Любимой идеей президента в рамках борьбы с Великой депрессией были госзакупки золота. Он был убежден, что повышение стоимости золота (и снижение курса доллара) поможет фермерам через увеличение цен на их продукцию. В октябре 1933 года генпрокурор США вынес решение, что правительство может покупать золото. Стали традицией завтраки под неофициальным названием «установление цены на золото» — они проходили в президентской спальне с участием Джесси Джонса и Генри Моргентау, который получил пост министра финансов. Рузвельт очень гордился тем, что золото в США получилось дороже, чем в Британии и во Франции.

А еще президент гордился тем, что его называли непредсказуемым.
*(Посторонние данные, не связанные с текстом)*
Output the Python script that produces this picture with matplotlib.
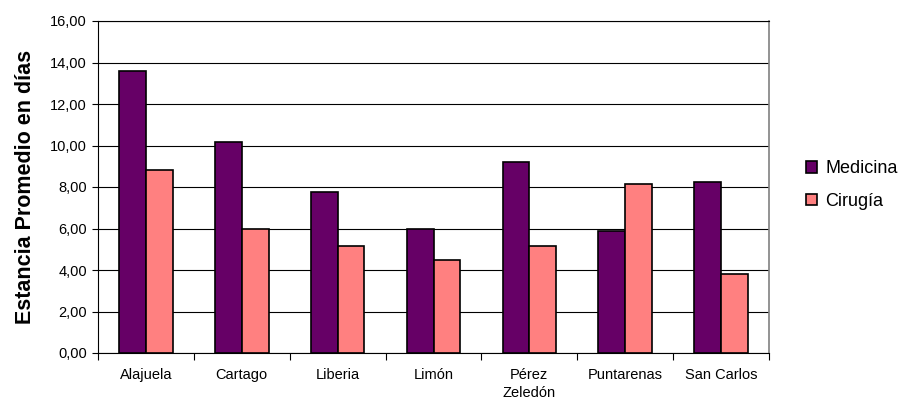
import matplotlib
matplotlib.use('Agg')
import matplotlib.pyplot as plt
import numpy as np
from matplotlib.ticker import FuncFormatter, MultipleLocator, FixedLocator

plt.rcParams['font.family'] = ['Liberation Sans', 'DejaVu Sans']

regiones = ['Alajuela', 'Cartago', 'Liberia', 'Limón', 'Pérez\nZeledón', 'Puntarenas', 'San Carlos']
medicina = [13.6, 10.15, 7.75, 6.0, 9.2, 5.9, 8.25]
cirugia = [8.8, 6.0, 5.15, 4.5, 5.15, 8.15, 3.8]

fig = plt.figure(figsize=(9.05, 4.0), dpi=100)
ax = fig.add_axes([98 / 905, 47 / 400, 671 / 905, 332 / 400])

x = np.arange(len(regiones))
ancho = 0.28
ax.bar(x - ancho / 2, medicina, ancho, color='#660066', edgecolor='black', linewidth=1.2,
       label='Medicina', zorder=3)
ax.bar(x + ancho / 2, cirugia, ancho, color='#FF8080', edgecolor='black', linewidth=1.2,
       label='Cirugía', zorder=3)

ax.set_xlim(-0.5, len(regiones) - 0.5)
ax.set_ylim(0, 16)
ax.yaxis.set_major_locator(MultipleLocator(2))
ax.yaxis.set_major_formatter(FuncFormatter(lambda v, p: f'{v:.2f}'.replace('.', ',')))
ax.grid(axis='y', color='black', linewidth=0.8, zorder=0)

# etiquetas centradas, marcas entre categorías
ax.set_xticks(x)
ax.set_xticklabels(regiones, fontsize=10.5, va='top', linespacing=1.3)
ax.tick_params(axis='x', length=0, pad=11)
ax.xaxis.set_minor_locator(FixedLocator(np.arange(-0.5, len(regiones), 1)))
ax.tick_params(axis='x', which='minor', length=5, width=0.8, color='black')
ax.tick_params(axis='y', length=4, width=0.8, labelsize=10.5, pad=4)

for lado in ['left', 'bottom', 'top']:
    ax.spines[lado].set_color('black')
    ax.spines[lado].set_linewidth(0.8)
ax.spines['right'].set_color('#808080')
ax.spines['right'].set_linewidth(1.2)

ax.set_ylabel('Estancia Promedio en días', fontsize=15.5, fontweight='bold')
ax.yaxis.set_label_coords(-0.093, 0.5)

fig.legend(loc='center left', bbox_to_anchor=(790 / 905, 1 - 185 / 400), frameon=False,
           fontsize=13, handlelength=0.6, handleheight=0.6, handletextpad=0.45, labelspacing=0.85)

fig.savefig('out.png', dpi=100)
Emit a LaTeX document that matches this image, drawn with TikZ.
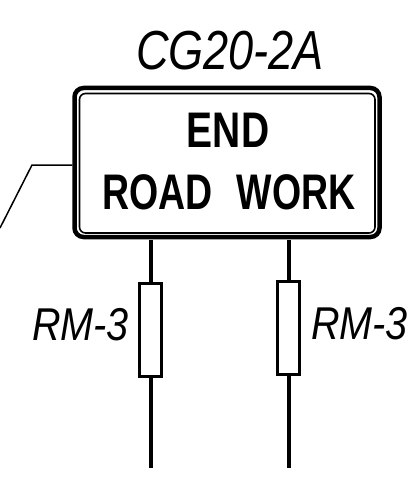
\documentclass[tikz,border=0pt]{standalone}
\usepackage{fontspec}
\setmainfont{Liberation Sans}
\newfontfamily\signfont[FakeStretch=0.75]{Liberation Sans}
\newfontfamily\endfont[FakeStretch=0.78]{Liberation Sans}
\newfontfamily\codefont[FakeStretch=0.82]{Liberation Sans}
\newfontfamily\postfont[FakeStretch=0.86]{Liberation Sans}
\tikzset{
  signline/.style={draw=black,line width=4.5pt,rounded corners=9pt},
  signinner/.style={draw=black,line width=1.6pt,rounded corners=6pt},
  postline/.style={draw=black,line width=3.8pt},
  panel/.style={draw=black,line width=3.4pt,fill=white,minimum width=22pt,minimum height=93pt,inner sep=0pt},
  leader/.style={draw=black,line width=1.5pt},
  codelabel/.style={font=\codefont\fontsize{55}{55}\selectfont\itshape,inner sep=0pt},
  postlabel/.style={font=\postfont\fontsize{46}{46}\selectfont\itshape,inner sep=0pt},
  signtext/.style={font=\signfont\fontsize{50}{50}\selectfont\bfseries,inner sep=0pt},
  endtext/.style={font=\endfont\fontsize{50}{50}\selectfont\bfseries,inner sep=0pt}
}
\begin{document}
\begin{tikzpicture}[x=1pt,y=-1pt]
\useasboundingbox (0,0) rectangle (417,492);
\draw[white,fill=white] (0,0) rectangle (417,492);
\coordinate (ltop) at (151,240);
\coordinate (rtop) at (289,240);
\coordinate (lbot) at (151,468);
\coordinate (rbot) at (289,468);
\node[panel] (lp) at (150.5,330) {};
\node[panel] (rp) at (288.5,328) {};
\draw[postline] (ltop) -- (ltop |- lp.north);
\draw[postline] (ltop |- lp.south) -- (lbot);
\draw[postline] (rtop) -- (rtop |- rp.north);
\draw[postline] (rtop |- rp.south) -- (rbot);
\node[signline,minimum width=305pt,minimum height=149pt,inner sep=0pt] (signo) at (227,162.5) {};
\node[signinner,minimum width=295.5pt,minimum height=139.5pt,inner sep=0pt] (signi) at (227.25,163.25) {};
\coordinate (lfree) at (0,228);
\coordinate (lbend) at (32,165);
\draw[leader] (signo.west |- lbend) -- (lbend) -- (lfree);
\node[codelabel] (code) at (230,51) {CG20-2A};
\node[endtext] (end) at (228,130) {END};
\node[signtext] (road) at (229,192) {ROAD\hspace{24pt}WORK};
\node[postlabel,anchor=east] (rml) at (129,325) {RM-3};
\node[postlabel,anchor=west] (rmr) at (311,323.5) {RM-3};
\end{tikzpicture}
\end{document}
Он говаривал: «Никогда не позволяйте правой руке знать, что делает левая». Генри Моргентау как-то спросил: «А я какая рука?» Рузвельт ответил: «Вы моя правая рука, а левую я держу под столом».

Юджина Блэка, главу ФРС, доставшегося в наследство от Гувера, президент Рузвельт невзлюбил, поскольку тот противился его намерению отдать золотой запас, который контролировала ФРС, в ведение Министерства финансов. В 1934 году президент поставил руководить ФРС Маринера Экклза, который до этого был заместителем Генри Моргентау и считался одним из авторов «Нового курса». Однажды во время слушаний в Конгрессе, когда Экклз разглагольствовал о благотворной роли государства в экономике вообще и в деятельности ФРС в частности, член Республиканской партии Джесси Самнер громко заметила: «Да вы, похоже, просто любите социализм!»